▶ Supplied material
————————

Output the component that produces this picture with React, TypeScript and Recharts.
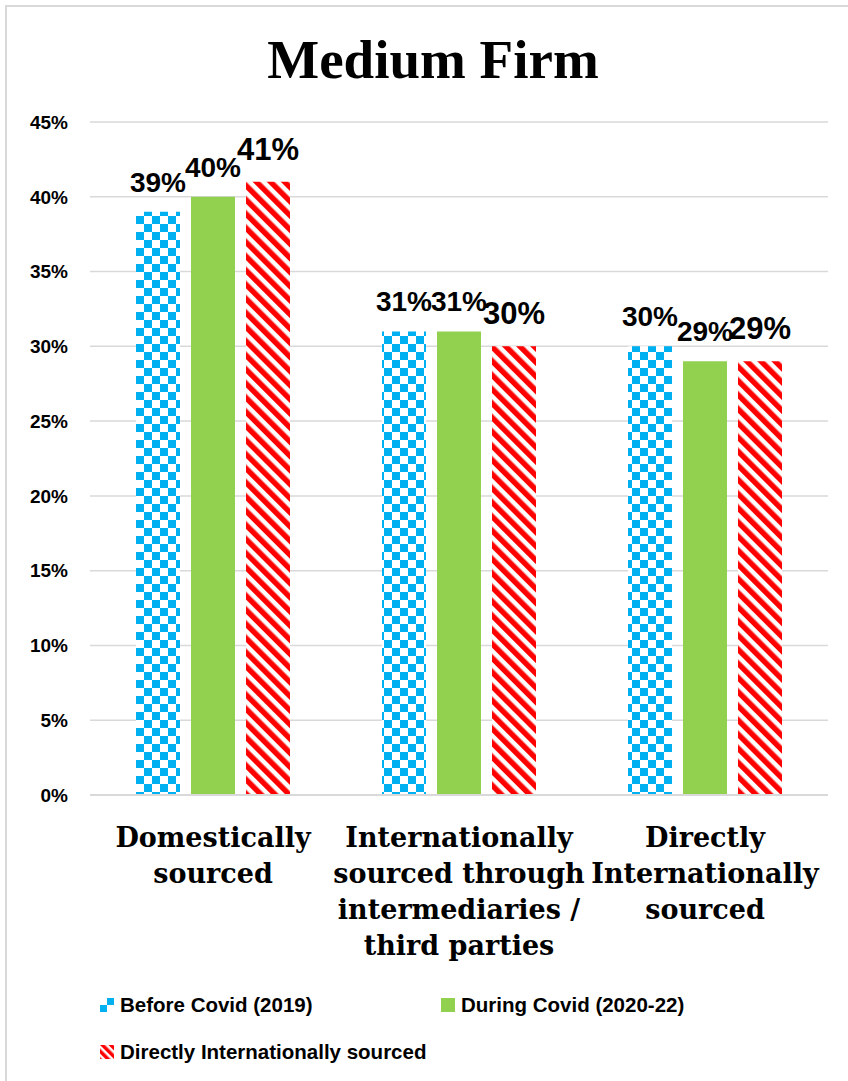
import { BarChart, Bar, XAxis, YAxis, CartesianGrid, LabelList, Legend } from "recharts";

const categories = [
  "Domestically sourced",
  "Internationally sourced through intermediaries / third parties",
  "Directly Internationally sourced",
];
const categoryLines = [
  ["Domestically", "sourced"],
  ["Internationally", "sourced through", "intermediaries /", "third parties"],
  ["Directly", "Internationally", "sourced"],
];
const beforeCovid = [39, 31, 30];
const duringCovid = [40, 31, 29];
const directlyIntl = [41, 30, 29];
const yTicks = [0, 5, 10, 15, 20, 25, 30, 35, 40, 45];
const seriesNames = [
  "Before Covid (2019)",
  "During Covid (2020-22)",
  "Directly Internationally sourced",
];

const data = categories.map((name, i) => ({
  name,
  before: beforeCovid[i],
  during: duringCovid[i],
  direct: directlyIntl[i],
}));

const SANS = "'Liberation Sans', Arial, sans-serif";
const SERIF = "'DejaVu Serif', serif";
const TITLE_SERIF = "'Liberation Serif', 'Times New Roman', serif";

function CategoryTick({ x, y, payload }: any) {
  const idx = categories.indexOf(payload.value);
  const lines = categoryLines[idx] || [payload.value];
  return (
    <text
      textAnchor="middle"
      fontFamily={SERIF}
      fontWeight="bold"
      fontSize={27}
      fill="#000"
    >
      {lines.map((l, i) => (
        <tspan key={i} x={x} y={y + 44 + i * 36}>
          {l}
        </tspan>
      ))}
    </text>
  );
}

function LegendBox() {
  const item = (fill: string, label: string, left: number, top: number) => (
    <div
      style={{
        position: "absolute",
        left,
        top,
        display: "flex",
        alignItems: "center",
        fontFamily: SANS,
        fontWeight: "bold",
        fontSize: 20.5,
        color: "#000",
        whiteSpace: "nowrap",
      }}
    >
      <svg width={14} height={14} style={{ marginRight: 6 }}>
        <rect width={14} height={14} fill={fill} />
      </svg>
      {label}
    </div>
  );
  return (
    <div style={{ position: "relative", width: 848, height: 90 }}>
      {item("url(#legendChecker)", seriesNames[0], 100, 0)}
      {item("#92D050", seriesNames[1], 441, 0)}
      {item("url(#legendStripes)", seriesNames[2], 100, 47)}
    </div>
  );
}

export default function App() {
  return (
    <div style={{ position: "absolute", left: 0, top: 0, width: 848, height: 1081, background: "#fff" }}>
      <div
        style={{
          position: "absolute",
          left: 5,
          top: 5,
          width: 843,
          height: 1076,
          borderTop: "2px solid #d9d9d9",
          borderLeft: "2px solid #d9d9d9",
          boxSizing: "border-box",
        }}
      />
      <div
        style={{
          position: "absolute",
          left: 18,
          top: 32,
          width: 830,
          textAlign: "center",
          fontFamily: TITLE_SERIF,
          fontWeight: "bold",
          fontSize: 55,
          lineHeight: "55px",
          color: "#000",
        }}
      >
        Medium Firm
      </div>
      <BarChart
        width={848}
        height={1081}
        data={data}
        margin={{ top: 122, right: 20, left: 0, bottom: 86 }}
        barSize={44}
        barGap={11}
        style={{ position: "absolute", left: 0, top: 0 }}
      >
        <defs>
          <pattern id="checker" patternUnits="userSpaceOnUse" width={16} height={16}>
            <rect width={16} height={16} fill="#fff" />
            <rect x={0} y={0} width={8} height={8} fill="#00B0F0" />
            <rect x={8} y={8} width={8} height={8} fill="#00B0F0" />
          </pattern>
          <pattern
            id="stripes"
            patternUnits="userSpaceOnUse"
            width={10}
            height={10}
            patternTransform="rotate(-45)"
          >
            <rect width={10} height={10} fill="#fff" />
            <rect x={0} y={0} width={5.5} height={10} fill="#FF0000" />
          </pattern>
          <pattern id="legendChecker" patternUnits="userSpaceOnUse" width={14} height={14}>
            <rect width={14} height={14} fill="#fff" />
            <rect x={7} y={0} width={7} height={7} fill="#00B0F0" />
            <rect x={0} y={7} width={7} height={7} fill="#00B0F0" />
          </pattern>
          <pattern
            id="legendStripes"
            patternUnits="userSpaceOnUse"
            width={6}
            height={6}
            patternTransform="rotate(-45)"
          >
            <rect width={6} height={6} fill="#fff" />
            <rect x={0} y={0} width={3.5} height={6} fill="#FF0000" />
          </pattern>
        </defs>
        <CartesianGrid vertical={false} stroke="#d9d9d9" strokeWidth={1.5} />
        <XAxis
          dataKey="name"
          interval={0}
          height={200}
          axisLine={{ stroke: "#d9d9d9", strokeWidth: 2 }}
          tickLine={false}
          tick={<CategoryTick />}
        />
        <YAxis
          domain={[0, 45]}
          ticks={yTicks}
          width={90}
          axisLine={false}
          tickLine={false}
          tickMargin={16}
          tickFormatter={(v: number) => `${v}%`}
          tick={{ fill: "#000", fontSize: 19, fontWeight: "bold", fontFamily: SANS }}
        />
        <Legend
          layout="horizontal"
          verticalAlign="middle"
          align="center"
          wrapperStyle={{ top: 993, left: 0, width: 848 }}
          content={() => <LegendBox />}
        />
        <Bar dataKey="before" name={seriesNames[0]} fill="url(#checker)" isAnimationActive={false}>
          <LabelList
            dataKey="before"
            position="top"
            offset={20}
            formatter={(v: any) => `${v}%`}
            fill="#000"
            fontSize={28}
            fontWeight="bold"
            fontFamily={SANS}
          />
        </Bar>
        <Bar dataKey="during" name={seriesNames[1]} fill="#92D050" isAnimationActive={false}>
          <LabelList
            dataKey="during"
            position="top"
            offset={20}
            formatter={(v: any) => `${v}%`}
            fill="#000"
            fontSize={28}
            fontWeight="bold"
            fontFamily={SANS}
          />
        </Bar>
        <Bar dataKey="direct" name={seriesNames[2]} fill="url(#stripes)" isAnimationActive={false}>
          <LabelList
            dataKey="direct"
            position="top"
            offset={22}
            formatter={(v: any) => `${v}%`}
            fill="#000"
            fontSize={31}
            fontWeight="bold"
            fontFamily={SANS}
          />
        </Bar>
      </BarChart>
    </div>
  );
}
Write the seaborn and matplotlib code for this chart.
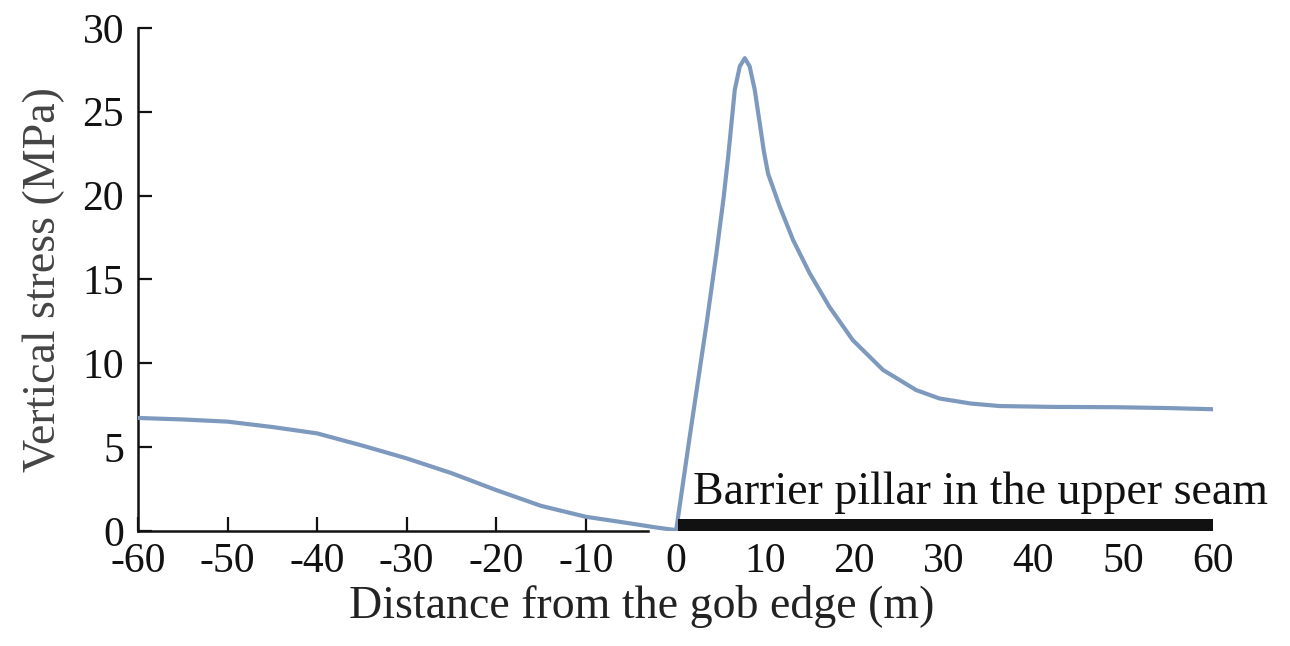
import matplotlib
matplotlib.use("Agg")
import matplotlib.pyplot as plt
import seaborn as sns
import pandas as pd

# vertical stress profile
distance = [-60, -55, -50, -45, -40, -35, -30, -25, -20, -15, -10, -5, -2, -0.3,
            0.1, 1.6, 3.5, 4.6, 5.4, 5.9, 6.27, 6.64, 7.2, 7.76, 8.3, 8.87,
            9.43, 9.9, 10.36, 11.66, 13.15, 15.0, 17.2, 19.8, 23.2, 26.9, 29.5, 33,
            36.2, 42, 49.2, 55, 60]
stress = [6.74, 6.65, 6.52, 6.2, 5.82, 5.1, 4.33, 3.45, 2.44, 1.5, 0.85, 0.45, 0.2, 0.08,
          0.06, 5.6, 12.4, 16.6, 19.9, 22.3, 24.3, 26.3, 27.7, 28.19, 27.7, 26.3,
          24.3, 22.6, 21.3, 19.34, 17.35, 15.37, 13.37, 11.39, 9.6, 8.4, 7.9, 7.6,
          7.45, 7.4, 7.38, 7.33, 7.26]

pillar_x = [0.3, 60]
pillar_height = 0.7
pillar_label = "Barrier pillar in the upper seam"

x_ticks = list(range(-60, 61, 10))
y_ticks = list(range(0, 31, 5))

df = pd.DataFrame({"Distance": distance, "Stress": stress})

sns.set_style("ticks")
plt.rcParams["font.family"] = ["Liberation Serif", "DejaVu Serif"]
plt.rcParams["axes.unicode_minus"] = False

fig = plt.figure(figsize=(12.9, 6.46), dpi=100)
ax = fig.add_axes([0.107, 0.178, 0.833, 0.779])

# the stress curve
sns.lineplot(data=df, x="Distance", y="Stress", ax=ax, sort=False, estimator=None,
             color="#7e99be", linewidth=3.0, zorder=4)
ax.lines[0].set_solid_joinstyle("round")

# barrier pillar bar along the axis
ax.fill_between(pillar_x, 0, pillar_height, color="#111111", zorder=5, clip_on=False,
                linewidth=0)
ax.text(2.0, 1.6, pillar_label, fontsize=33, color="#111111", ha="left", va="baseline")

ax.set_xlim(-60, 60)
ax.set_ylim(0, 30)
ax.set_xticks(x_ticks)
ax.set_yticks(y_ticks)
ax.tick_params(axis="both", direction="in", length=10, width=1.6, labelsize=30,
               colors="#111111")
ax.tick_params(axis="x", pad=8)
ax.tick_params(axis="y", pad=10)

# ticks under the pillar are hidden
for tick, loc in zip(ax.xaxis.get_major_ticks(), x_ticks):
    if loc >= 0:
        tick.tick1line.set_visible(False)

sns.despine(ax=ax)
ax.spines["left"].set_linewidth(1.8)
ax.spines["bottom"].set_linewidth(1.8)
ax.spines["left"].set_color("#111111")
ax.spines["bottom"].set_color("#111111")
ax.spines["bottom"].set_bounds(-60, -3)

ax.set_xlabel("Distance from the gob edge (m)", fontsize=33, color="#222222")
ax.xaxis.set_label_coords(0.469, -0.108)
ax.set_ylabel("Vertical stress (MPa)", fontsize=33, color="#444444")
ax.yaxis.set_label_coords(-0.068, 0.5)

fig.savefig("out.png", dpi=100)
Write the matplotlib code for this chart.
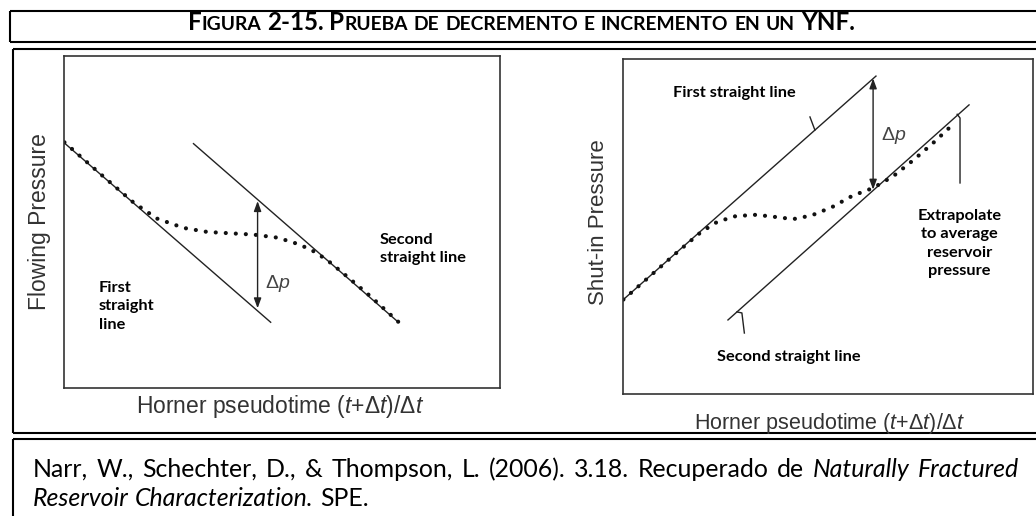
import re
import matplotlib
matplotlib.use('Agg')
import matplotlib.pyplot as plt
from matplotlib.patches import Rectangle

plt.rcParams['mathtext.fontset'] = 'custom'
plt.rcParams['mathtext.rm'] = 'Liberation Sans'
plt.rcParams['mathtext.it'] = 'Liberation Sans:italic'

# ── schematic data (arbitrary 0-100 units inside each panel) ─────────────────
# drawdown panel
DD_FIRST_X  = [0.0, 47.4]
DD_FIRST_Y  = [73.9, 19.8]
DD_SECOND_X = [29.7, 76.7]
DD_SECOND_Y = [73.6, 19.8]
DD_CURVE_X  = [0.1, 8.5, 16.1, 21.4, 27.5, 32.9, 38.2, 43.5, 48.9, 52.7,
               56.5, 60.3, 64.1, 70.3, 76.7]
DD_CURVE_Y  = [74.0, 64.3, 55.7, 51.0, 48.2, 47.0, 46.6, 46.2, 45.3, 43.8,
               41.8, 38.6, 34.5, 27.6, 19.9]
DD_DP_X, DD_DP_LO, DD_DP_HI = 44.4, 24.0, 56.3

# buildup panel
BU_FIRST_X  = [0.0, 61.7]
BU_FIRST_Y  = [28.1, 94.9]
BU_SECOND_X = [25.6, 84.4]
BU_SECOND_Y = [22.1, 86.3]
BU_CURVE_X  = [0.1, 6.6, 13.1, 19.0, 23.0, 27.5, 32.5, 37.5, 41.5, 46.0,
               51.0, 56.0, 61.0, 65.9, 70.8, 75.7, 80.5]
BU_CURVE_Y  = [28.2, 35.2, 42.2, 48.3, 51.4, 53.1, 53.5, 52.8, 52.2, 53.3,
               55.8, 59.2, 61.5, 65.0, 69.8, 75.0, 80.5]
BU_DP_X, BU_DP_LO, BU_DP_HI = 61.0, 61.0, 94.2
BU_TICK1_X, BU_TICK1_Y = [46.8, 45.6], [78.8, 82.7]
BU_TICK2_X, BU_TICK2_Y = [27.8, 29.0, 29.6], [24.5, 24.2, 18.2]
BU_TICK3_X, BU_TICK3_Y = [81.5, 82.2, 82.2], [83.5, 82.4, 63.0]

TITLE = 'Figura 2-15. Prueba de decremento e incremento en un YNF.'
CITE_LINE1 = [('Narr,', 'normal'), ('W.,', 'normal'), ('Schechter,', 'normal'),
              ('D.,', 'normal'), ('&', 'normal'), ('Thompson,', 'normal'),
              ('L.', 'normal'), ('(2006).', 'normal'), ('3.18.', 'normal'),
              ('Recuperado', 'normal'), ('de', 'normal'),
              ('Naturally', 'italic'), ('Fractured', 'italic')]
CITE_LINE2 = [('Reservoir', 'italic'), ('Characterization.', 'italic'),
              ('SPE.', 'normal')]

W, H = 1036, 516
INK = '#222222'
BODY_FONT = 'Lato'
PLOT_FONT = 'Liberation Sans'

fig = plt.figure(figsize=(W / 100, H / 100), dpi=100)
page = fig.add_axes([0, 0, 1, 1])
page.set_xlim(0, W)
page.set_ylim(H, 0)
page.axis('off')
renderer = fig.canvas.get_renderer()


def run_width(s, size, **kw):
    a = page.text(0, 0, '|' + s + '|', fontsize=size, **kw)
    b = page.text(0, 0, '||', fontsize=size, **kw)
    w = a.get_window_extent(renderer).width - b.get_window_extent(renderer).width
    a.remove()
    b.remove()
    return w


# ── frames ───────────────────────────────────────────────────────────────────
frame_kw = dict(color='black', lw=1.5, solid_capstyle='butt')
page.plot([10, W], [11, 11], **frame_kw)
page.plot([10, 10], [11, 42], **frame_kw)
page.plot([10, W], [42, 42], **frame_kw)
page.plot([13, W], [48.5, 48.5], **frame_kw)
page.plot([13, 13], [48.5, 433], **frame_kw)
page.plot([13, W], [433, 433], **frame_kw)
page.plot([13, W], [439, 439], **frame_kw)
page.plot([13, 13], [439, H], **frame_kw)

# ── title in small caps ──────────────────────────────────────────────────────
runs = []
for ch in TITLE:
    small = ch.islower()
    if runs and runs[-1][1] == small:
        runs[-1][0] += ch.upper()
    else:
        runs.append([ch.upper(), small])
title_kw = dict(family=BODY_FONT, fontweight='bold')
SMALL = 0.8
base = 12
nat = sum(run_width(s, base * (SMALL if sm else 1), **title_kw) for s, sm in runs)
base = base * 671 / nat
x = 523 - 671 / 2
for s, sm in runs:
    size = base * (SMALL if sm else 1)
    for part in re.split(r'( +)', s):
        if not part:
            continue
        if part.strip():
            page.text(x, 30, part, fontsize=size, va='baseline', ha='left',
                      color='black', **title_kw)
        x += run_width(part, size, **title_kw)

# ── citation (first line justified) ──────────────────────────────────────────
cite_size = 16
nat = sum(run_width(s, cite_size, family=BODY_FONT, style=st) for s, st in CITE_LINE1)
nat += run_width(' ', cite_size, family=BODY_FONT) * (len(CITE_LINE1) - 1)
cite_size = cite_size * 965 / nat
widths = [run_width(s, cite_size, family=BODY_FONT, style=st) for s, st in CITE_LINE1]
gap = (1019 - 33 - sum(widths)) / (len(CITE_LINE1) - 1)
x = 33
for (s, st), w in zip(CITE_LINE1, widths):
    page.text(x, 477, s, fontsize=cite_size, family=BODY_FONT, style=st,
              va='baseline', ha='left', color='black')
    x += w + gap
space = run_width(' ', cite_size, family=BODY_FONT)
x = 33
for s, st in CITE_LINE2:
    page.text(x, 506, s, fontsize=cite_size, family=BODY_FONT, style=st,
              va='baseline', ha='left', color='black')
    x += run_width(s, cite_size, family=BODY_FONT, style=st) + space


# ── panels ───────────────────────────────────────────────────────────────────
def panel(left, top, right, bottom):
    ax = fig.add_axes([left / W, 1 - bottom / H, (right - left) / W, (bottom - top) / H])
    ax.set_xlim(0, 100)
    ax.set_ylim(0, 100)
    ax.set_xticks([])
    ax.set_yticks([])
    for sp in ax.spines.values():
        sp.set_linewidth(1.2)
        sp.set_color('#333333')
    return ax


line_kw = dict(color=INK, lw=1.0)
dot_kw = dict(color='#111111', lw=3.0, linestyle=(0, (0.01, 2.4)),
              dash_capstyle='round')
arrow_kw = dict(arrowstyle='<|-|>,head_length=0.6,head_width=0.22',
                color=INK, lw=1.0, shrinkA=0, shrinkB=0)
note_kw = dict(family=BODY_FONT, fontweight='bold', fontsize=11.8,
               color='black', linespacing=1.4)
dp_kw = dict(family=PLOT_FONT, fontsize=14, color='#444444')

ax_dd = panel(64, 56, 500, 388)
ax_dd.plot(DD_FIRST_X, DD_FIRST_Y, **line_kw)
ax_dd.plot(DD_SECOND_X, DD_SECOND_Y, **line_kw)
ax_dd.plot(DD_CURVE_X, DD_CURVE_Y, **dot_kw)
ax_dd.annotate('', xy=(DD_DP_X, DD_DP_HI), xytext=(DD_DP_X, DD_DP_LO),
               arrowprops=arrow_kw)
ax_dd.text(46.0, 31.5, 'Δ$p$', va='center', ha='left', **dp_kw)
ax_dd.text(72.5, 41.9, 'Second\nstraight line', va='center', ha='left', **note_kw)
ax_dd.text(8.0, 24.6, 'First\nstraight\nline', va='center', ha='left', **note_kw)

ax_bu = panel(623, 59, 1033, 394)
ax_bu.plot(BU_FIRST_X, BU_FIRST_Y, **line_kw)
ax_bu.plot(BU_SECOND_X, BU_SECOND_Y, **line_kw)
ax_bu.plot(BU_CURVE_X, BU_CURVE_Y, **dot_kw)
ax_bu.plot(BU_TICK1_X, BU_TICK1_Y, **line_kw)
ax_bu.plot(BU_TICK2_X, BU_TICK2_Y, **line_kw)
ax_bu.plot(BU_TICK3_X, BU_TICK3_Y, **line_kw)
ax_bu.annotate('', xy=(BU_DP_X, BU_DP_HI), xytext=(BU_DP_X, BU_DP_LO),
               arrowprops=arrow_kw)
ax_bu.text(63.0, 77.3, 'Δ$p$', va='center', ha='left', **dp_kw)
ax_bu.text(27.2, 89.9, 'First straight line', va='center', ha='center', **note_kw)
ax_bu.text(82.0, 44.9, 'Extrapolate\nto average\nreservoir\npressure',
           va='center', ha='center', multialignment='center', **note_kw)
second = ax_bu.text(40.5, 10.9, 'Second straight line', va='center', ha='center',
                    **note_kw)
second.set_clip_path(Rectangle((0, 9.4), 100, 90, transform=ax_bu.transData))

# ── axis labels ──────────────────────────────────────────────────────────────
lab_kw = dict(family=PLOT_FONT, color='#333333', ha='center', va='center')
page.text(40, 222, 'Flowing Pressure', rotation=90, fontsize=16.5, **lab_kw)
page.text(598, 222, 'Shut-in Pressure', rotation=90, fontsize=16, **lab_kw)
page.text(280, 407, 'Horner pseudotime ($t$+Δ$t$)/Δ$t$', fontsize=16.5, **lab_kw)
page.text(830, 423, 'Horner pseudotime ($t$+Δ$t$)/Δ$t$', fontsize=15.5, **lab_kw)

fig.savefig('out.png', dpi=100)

————————

▶ Set exercise
Pull out only the lines from the one with "Write the seaborn" up to and including the one with "import pandas as pd", and drop any pictures along the way.

▶ Task response
Write the seaborn and matplotlib code for this chart.
import matplotlib
matplotlib.use("Agg")
import matplotlib.pyplot as plt
import seaborn as sns
import pandas as pd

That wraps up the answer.